I think it depends on what they are used to. I know a breeder who puts ACV in the water from, as it were, day one. He culls the cockerels and has never found any worms - but his birds have never known anything different and I think apart from buying hatching eggs he runs a closed flock.

I added Battles Poultry Drink to the water to help the new birds over the stress of moving as I'd read on here that it might help, but there is so much (clear) water draining through the enclosure they have a choice of what to drink.
 
If you do feel any kind of liquid tonic is needed its much more economical to add a drop or two to a warm damp mash, instead of filling a drinker and then pouring away half of it when you change the water - and then the questions of whether their water intake is affected, and whether or not they like the taste, don't arise. And ACV is not effective in controlling worms. .
 
I've always understood that Cider Vinegar and Apple Cider Vinegar are one and the same thing except that what's bought in health food shops is more refined for human consumption but has the same properties. It's certainly a lot more expensive to buy the refined than the animal type which is readily available from animal feed stores.

I have never noticed them drinking any less when I've used it, just found no difference health wise. There's no harm in giving it, just seems to me to be a waste of money if there are no visible benefits and I can't understand why it should be considered a good thing to change the natural ph. of the gut as it is sometimes claimed to do.

Good point about the wastage too as 3/4 of it will get thrown away every time you re-fill the drinker.
 
Chuck said:
I have never noticed them drinking any less when I've used it, just found no difference health wise. There's no harm in giving it, just seems to me to be a waste of money if there are no visible benefits and I can't understand why it should be considered a good thing to change the natural ph. of the gut as it is sometimes claimed to do.

Good point about the wastage too as 3/4 of it will get thrown away every time you re-fill the drinker.
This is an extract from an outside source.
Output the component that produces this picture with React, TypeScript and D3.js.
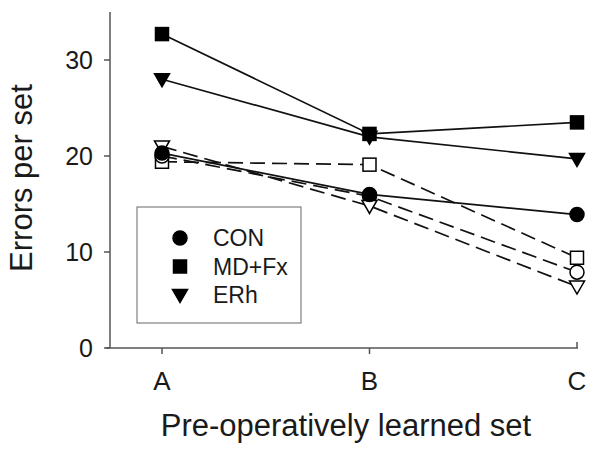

I did an experiment once, over the course of a week, and put in two identical drinkers, one plain water and one with ACV. Each day, the ACV one was totally untouched, so I concluded they didn't want anything in their water and it was better to go with this clear preference. i'm not saying it's harmful, just that the alleged benefits are unproven and it seems a bit unkind to the chickens to prevent them drinking the plain water they obviously like. I wouldn't like it in my tea! It would be d ifferent if they had to have prescribed medicine in their water, but on the whole mine seem to stay healthy and happy without any additives or tonics. I certainly wouldn't give expensive and unnecessary 'extras' just on the offchance that they might be beneficial - if the birds were OK in the first place, how could you tell if they had any benefit? And if they were ill I would look first to my husbandry, or take vets advice, before dosing them up with random potions.